For the second year in succession, we have had the joy of a call from British Varsity touring debaters. Last year's visit by three Oxonians was followed this Easter by a somewhat more ambitious event, when New Zealand was invaded by a troupe of representative students from the leading English and Scottish universities. Members of the team were christened A. H. E. Molson, T. P. McDonald, Paul Reed and R. N. May, and they hailed respectively from Oxford, Edinburgh, London and Birmingham.

The quick succession of these two visits must not lead the unwary to conclude that these have been firmly established as regular annual functions, much as we may desire such to be the case. It was indeed with some hesitation that Y.U.C. accepted responsibility (principally financial) for the 1926 proposal. Happily, however, the destinies of the Debating Society last year were controlled by some daring and reckless spirits, and the necessary guarantees were forthcoming. As things turned out, Wellington supported the venture with some enthusiasm, and for our part, the tour was altogether successful.

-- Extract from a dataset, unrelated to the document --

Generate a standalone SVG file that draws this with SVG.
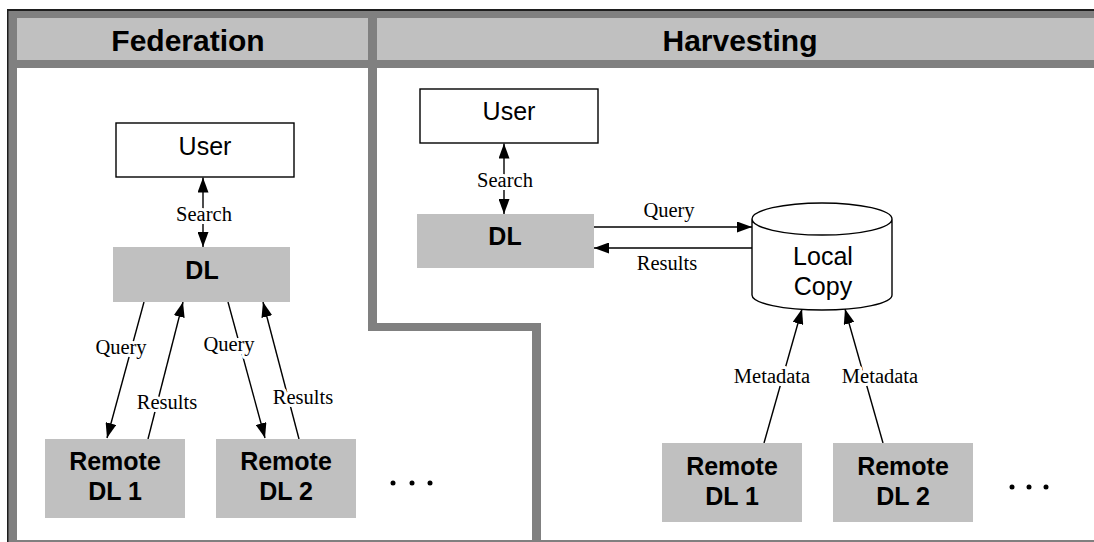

Before passing on to notice the particular debates, we might permit ourselves the luxury of a couple of general reflections. First, and frankly, we opine that the standard of debating was not superior to that commonly reached in local fortnightly debates. Unquestionably, there were points in which the visitors excelled, as in their diction, or in their facility for adapting jokes to the needs of the moment; but, essentially, we adhere to the view that the content and quality of the debates did not conspicuously surpass the V.U.C. standard. Lest this remark be construed as an undeserved insult to our departed guests, we hasten to add that either or both of the debates attained a level some hundreds per cent, above the level of debating in, say, the New Zealand House of Representatives; this surely must restore the self-respect of the Varsity debaters. In any case, the value of an Empire tour of this nature does not hang upon the skill displayed in slaying opposing arguments during the hour or two for which debates are in progress. In all sincerity, we welcome the visitors as representatives of fellow-students at the other end of the world, and we deeply regret that considerations of distance bar them from calling on us more frequently—not to mention the pain with which we confess that we are likewise, for the present at any rate, unable to return their visit.